**WHAT IS NEEDED:** Wherever "this" appears in a line, copy that line.

**SOURCE DATA:**
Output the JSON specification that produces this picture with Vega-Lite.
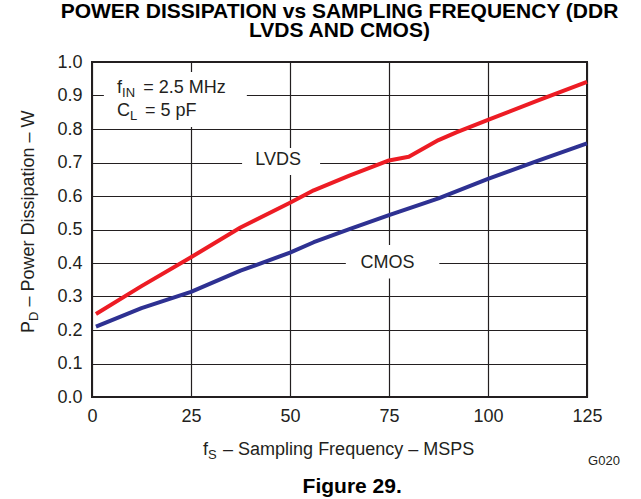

...

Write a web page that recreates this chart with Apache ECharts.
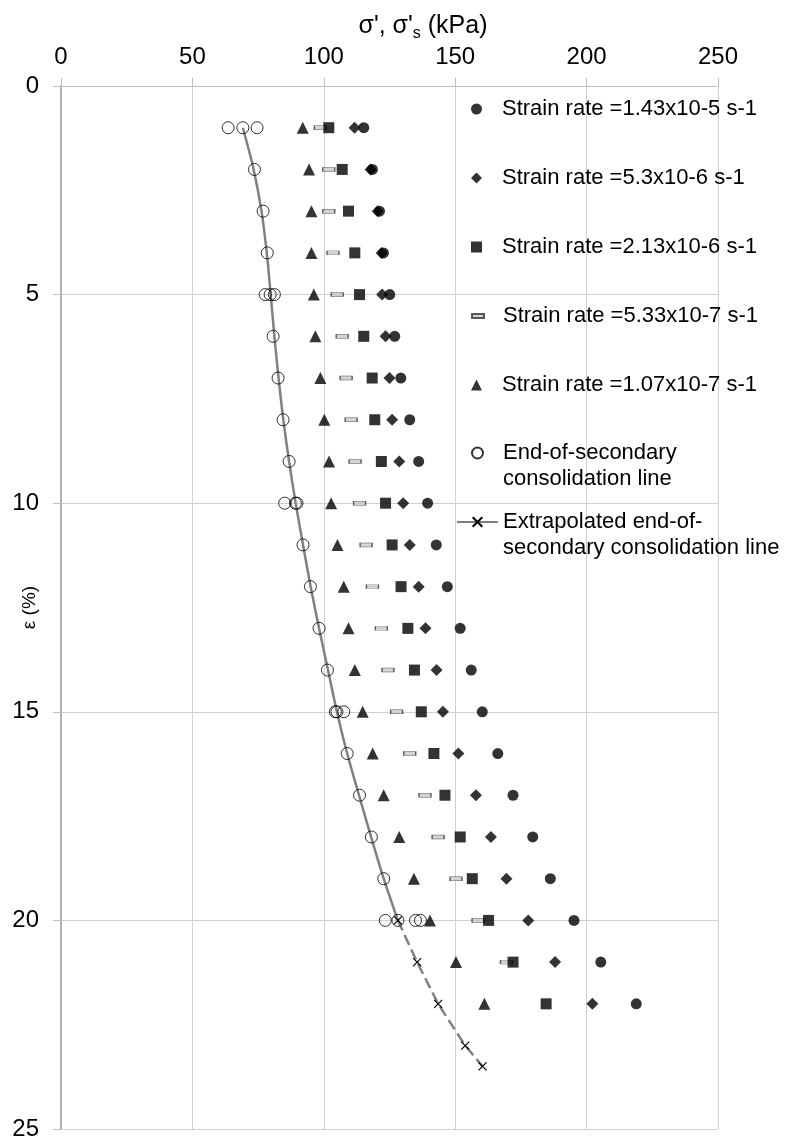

--

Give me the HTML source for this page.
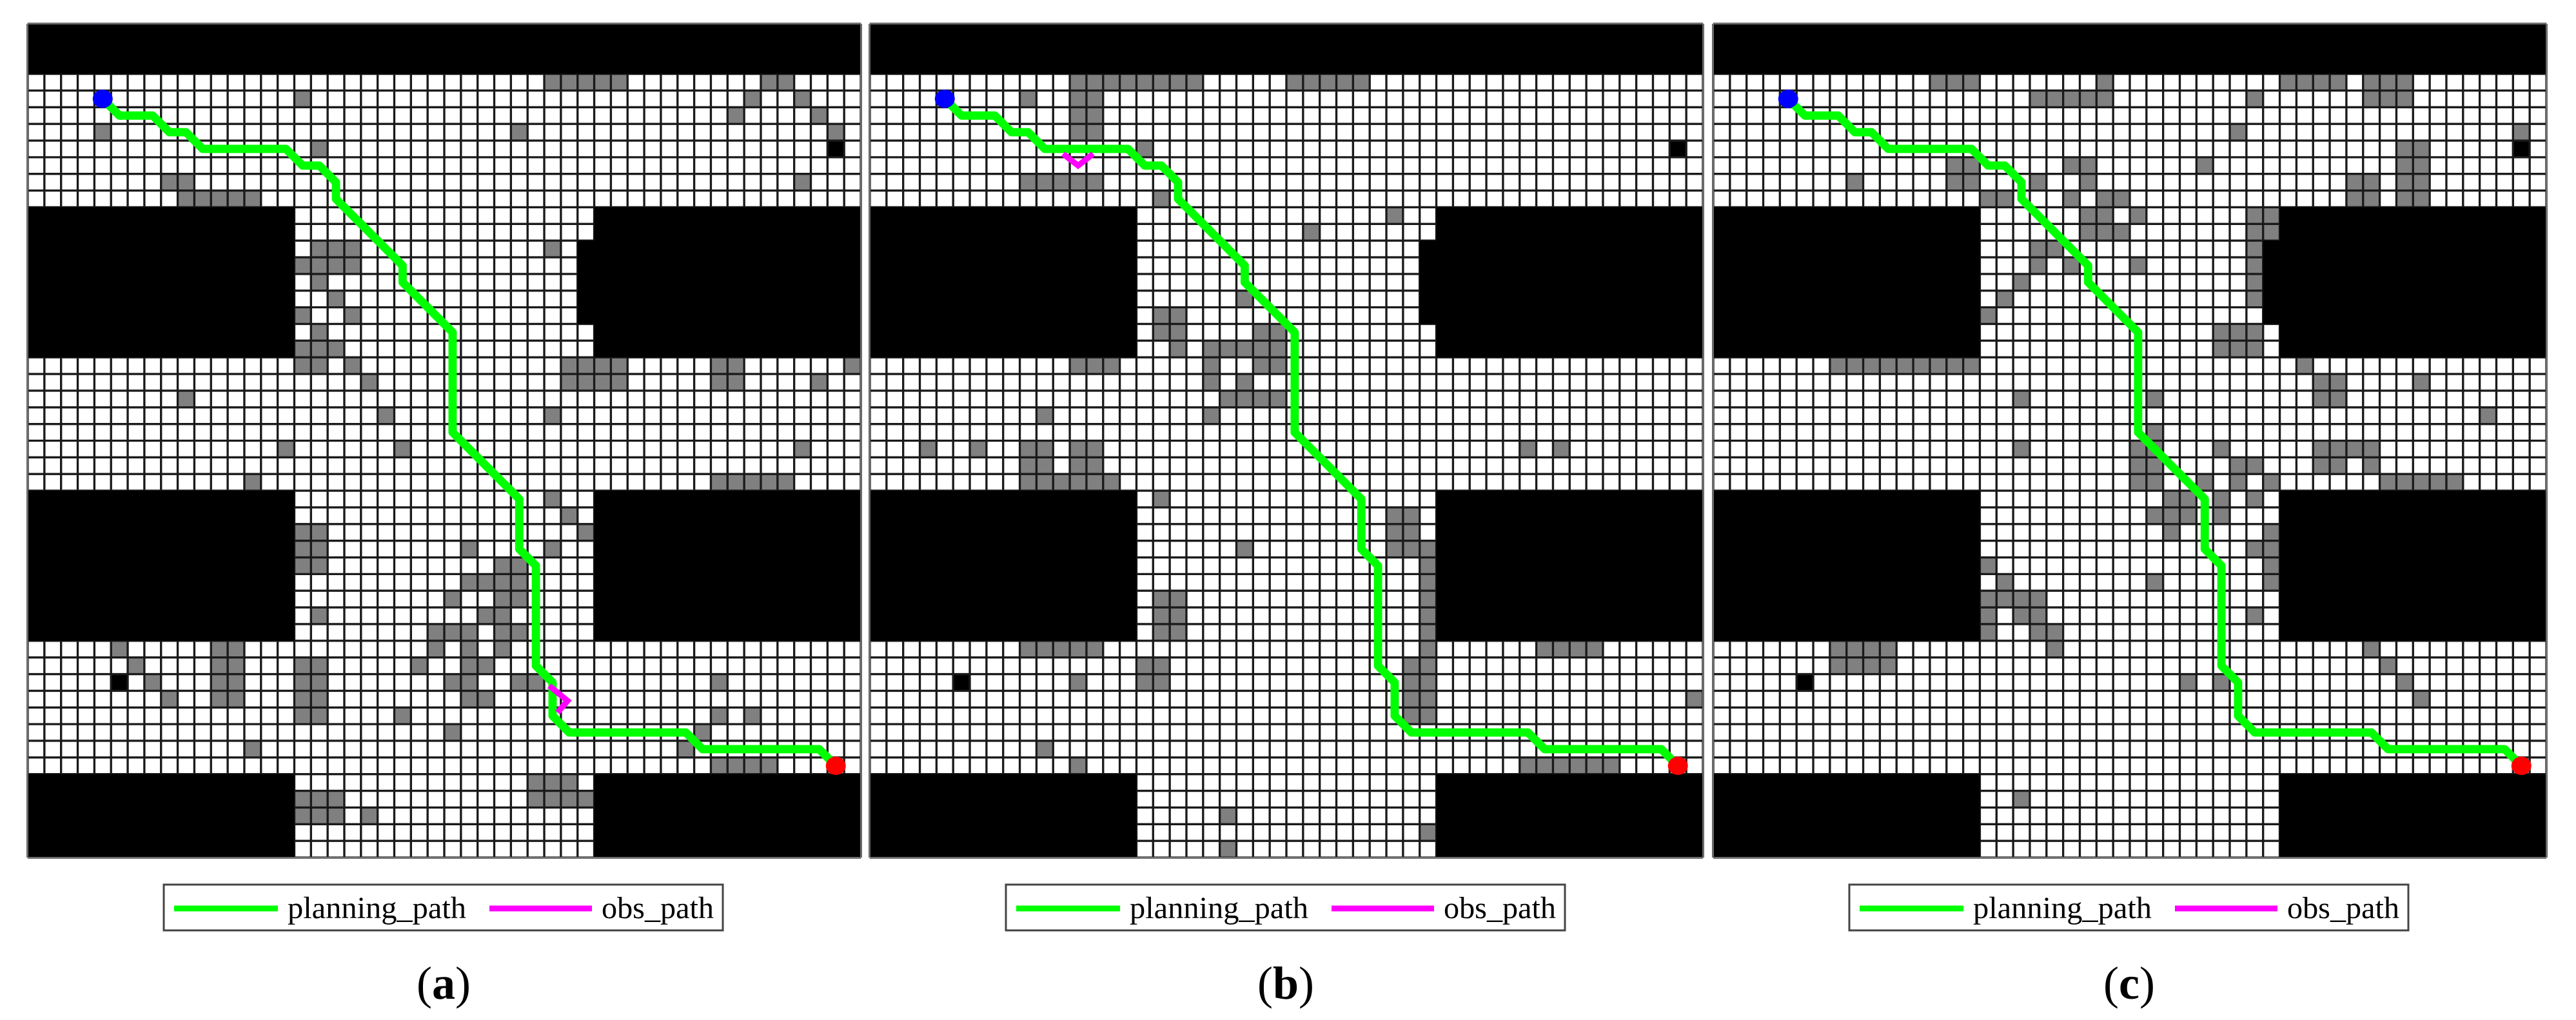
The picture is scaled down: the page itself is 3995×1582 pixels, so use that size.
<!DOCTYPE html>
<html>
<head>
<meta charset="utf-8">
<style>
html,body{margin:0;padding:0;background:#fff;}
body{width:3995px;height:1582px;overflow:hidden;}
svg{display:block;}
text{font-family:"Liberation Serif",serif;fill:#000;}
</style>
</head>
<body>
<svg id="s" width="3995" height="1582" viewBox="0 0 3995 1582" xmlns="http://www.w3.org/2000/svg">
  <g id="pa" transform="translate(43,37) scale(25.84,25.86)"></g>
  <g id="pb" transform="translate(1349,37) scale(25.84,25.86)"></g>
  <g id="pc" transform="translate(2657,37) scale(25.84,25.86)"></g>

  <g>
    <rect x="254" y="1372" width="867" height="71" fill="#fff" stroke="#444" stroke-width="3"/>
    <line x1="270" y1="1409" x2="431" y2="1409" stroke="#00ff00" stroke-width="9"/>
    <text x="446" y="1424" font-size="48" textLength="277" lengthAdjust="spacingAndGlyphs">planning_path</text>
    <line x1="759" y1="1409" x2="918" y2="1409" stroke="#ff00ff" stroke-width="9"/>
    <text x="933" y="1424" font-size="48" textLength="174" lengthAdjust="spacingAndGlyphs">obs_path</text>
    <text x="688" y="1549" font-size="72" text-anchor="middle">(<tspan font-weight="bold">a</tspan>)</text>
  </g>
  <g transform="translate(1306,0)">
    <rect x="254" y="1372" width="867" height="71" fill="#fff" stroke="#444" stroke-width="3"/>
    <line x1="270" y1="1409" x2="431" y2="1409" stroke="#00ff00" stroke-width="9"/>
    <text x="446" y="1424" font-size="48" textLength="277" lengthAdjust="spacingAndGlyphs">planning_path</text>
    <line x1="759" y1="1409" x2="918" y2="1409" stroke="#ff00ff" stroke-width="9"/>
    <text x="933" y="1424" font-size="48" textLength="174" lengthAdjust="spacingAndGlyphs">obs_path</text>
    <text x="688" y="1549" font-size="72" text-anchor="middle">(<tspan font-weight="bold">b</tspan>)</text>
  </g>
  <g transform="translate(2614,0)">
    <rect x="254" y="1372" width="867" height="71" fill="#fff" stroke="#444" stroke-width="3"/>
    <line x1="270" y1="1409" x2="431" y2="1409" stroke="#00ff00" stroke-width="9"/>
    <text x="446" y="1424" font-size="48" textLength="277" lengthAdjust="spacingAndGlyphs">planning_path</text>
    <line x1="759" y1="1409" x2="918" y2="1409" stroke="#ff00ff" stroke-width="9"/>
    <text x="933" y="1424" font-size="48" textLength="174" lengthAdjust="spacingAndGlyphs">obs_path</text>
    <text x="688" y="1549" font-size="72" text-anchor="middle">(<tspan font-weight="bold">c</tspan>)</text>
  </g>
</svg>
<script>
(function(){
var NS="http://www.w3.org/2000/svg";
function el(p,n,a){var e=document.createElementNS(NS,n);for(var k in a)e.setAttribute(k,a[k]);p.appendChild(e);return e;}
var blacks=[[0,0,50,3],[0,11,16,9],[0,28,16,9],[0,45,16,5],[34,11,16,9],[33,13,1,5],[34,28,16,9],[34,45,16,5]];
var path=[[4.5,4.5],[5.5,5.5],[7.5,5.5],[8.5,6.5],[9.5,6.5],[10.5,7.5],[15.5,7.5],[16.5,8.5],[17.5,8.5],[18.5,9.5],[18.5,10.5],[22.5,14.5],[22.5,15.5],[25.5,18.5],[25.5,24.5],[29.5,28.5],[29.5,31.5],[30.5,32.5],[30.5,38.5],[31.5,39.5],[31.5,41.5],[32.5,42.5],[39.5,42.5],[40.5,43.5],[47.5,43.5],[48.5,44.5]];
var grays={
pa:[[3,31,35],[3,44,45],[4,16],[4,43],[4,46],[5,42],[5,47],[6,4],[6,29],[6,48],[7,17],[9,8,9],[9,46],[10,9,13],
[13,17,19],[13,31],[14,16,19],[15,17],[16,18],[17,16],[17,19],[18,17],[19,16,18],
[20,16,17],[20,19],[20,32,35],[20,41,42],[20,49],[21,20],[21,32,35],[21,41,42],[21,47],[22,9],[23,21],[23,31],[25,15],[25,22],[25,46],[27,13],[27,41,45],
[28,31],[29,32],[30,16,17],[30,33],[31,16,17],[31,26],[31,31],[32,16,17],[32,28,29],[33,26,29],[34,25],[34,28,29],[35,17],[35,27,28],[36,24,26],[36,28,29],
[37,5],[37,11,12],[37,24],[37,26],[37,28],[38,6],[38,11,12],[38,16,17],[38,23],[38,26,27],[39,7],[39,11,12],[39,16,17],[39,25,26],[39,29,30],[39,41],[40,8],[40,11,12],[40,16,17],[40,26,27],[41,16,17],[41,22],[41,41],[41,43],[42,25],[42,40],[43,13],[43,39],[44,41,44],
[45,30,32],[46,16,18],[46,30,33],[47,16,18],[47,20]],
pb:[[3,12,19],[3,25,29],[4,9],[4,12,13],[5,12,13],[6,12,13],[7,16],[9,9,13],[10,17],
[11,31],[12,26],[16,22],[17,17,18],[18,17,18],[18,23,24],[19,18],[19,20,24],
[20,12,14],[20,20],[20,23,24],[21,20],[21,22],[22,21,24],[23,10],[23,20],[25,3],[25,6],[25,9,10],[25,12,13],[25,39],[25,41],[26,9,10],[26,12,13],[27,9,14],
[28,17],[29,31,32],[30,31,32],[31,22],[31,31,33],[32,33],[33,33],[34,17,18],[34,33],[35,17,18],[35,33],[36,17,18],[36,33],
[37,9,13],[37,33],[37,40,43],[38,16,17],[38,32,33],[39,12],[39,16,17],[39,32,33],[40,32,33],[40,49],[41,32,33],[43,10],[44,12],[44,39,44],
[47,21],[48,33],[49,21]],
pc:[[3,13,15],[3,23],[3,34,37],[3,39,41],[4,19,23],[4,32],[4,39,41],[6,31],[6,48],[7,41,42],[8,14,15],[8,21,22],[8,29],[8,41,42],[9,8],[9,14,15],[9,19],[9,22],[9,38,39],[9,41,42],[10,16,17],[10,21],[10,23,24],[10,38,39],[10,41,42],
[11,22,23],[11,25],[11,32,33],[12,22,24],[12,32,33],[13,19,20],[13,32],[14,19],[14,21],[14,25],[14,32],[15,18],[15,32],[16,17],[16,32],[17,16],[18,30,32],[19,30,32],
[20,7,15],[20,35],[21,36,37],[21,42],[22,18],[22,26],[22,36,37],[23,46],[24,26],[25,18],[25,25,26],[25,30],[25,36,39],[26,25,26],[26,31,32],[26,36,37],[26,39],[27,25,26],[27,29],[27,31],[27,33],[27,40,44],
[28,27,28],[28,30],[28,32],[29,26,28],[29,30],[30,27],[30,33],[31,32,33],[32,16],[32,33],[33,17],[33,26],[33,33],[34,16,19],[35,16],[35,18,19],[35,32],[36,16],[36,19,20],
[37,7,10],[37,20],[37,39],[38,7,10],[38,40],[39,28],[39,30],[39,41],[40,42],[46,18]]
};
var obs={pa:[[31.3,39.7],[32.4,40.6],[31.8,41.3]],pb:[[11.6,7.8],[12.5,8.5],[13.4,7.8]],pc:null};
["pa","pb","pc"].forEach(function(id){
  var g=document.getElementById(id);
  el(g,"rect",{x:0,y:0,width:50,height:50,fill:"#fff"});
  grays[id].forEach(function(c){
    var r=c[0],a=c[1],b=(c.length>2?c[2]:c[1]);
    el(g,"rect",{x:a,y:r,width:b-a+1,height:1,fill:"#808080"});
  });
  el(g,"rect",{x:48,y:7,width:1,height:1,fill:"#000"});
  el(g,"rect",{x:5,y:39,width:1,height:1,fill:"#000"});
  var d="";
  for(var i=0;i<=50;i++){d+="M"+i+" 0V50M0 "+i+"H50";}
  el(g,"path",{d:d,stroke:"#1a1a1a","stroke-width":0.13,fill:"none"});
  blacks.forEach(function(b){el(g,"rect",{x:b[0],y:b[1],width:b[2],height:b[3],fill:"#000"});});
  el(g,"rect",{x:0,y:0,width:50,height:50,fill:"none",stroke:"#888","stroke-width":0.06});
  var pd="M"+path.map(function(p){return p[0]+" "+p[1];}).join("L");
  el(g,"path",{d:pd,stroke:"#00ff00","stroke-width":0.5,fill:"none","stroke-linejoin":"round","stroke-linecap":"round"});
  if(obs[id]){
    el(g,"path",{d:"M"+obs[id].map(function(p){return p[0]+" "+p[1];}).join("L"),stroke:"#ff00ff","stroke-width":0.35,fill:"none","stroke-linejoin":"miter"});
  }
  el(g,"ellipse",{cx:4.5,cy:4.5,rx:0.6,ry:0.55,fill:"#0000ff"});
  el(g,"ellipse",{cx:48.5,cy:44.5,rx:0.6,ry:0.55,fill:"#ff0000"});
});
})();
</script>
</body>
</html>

**CORRECT ANSWER:**
Output the JSON specification that produces this picture with Vega-Lite.
Write a web page that recreates this chart with Apache ECharts.
Give me the HTML source for this page.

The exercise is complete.